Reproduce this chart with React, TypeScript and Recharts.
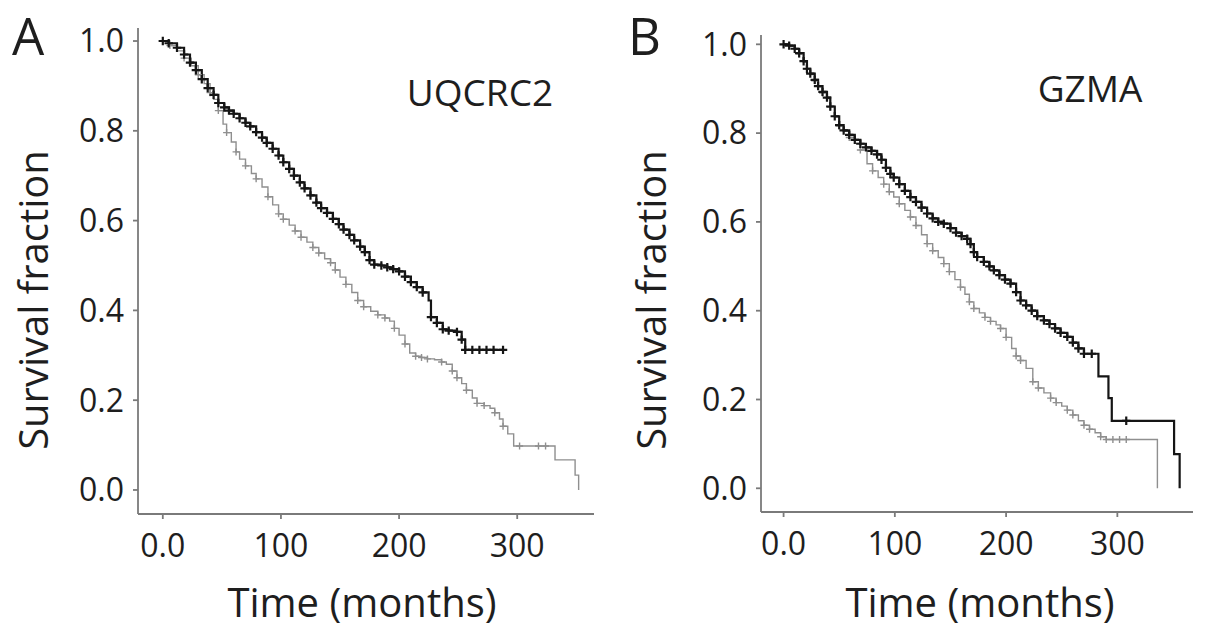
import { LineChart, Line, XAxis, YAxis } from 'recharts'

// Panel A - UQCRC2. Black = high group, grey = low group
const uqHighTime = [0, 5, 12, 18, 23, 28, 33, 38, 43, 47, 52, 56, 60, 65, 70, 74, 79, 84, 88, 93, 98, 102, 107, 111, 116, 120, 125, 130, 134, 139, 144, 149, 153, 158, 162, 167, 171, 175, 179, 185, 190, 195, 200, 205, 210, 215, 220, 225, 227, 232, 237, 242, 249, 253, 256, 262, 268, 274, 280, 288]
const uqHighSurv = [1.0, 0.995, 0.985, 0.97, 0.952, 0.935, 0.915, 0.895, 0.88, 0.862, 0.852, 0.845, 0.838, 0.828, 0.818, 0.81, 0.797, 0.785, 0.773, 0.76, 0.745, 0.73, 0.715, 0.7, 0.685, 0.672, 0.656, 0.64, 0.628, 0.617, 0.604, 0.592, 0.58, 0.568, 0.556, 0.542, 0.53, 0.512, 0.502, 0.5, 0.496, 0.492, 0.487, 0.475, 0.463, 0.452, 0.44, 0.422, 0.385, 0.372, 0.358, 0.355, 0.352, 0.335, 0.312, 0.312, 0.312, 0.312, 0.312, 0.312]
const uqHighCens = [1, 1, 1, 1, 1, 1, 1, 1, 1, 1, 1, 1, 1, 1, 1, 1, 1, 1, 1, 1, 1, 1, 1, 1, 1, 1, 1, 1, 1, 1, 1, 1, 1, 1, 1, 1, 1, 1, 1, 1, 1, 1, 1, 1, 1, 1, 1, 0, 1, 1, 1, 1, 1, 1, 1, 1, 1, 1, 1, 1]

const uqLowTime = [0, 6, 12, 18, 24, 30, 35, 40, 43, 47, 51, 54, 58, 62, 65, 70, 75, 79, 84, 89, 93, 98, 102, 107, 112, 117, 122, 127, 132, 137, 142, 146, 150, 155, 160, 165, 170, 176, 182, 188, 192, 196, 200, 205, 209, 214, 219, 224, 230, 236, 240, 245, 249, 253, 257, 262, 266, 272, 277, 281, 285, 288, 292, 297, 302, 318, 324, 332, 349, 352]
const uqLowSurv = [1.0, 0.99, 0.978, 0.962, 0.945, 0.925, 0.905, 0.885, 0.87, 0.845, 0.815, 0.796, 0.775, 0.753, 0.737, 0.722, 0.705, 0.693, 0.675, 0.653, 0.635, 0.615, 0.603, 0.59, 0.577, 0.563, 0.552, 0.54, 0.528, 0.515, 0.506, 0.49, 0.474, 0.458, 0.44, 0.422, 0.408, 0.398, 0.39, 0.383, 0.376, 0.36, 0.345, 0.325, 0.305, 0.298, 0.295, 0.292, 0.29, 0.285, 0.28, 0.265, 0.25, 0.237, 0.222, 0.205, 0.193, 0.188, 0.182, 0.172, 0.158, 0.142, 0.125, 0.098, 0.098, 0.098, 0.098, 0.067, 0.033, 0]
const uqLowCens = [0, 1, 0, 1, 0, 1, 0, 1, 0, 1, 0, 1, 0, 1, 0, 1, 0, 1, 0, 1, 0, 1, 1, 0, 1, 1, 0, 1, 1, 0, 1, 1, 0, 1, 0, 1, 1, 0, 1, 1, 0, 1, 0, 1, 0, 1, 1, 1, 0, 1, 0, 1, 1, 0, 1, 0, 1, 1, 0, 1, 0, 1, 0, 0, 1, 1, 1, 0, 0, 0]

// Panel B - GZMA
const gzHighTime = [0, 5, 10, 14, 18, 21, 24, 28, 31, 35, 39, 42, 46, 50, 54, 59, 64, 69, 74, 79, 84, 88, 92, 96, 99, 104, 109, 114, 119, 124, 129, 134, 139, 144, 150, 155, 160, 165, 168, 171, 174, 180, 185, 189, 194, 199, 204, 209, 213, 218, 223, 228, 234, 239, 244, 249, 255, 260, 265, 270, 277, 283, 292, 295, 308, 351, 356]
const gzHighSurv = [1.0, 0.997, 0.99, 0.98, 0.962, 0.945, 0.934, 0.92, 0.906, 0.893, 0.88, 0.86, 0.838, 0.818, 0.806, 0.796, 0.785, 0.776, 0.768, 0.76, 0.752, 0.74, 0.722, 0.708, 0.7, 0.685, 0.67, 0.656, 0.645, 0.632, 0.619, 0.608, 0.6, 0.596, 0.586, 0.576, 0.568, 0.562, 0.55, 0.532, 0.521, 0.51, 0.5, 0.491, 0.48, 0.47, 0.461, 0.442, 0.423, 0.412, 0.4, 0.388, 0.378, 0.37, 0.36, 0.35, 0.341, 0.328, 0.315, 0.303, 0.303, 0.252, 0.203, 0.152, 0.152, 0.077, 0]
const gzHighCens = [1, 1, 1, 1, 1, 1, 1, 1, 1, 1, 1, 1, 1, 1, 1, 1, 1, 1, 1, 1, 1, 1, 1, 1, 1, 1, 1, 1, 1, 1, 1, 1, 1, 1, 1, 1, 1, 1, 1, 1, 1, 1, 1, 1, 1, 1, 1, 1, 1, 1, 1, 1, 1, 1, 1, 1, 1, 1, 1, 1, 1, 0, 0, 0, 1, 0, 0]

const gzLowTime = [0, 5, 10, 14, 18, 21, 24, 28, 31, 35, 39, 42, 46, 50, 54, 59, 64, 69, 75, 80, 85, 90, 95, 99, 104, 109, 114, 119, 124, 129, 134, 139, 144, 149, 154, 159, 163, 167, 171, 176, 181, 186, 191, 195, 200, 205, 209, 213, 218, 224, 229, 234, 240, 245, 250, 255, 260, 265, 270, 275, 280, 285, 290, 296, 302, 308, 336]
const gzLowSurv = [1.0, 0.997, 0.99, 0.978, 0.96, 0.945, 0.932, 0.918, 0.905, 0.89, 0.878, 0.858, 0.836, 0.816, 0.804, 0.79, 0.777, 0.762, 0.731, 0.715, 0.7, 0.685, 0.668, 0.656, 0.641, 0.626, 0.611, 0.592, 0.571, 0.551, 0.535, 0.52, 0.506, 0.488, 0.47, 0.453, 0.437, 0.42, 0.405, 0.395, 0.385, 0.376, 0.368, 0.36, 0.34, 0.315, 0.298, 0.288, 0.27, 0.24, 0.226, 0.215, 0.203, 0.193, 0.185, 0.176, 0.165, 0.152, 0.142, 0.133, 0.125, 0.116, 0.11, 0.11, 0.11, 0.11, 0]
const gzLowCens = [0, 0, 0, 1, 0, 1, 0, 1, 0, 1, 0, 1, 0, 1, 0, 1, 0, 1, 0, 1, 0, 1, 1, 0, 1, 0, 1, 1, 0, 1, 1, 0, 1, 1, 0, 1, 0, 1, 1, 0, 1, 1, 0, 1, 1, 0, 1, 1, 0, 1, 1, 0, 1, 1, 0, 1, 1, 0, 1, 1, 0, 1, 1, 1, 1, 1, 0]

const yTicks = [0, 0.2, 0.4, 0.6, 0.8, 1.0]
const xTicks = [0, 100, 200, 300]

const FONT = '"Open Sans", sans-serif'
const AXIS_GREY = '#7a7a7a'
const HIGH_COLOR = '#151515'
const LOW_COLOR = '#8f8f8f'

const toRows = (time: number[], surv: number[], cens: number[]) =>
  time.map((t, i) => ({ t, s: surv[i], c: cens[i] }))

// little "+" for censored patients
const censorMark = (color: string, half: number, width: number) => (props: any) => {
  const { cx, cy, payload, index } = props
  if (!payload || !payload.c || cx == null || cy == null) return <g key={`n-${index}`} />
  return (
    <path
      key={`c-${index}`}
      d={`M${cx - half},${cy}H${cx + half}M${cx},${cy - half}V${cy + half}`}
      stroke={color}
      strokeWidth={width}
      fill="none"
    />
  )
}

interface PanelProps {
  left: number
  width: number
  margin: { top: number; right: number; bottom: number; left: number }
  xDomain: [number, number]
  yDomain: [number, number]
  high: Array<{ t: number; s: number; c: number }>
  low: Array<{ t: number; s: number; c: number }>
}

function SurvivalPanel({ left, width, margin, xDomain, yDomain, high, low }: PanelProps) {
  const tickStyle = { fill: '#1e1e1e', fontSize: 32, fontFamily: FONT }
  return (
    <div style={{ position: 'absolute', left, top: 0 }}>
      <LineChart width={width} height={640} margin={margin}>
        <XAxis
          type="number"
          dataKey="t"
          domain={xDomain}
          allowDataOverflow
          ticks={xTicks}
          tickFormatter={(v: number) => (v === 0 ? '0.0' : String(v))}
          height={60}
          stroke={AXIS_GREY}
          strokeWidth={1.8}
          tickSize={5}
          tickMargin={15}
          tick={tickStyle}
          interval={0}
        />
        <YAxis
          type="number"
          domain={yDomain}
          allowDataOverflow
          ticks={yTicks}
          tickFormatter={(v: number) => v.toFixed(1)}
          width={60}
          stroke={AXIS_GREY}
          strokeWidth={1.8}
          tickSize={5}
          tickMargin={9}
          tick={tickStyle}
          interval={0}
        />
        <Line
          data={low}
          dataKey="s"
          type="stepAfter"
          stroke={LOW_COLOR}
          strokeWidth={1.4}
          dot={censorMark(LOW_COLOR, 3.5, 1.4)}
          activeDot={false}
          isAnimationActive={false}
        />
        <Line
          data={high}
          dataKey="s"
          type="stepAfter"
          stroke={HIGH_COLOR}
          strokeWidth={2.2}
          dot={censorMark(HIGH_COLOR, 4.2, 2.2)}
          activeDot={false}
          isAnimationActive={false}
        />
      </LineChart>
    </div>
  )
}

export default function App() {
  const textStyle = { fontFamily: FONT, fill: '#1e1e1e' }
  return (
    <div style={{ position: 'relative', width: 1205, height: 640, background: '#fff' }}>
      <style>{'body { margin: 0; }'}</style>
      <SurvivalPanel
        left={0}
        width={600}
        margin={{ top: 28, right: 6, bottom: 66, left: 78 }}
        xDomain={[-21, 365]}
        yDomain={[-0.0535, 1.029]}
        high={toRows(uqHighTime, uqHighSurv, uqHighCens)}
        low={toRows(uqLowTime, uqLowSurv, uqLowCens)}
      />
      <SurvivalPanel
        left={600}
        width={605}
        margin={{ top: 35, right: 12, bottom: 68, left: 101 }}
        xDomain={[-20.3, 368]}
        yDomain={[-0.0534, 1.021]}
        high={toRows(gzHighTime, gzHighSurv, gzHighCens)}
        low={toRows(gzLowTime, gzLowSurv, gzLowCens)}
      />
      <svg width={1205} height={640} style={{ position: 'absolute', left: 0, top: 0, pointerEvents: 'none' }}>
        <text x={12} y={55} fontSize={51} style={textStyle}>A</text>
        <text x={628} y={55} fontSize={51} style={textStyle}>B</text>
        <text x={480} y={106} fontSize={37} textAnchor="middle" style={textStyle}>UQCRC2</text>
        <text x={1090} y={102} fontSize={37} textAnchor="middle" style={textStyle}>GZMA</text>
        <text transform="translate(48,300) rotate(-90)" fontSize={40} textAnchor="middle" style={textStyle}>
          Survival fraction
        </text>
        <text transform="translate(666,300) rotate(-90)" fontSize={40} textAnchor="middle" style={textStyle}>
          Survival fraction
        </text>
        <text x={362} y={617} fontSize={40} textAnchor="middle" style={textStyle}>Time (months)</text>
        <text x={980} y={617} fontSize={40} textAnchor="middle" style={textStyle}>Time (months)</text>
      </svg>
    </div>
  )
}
——————
_WORK TO DO_
Everything from the top line of the data down to and including the line with "Line, XAxis, YAxis" is to be copied, except the pictures.

_ANSWER TO THIS EXERCISE_
Reproduce this chart with React, TypeScript and Recharts.
import { LineChart, Line, XAxis, YAxis } from 'recharts'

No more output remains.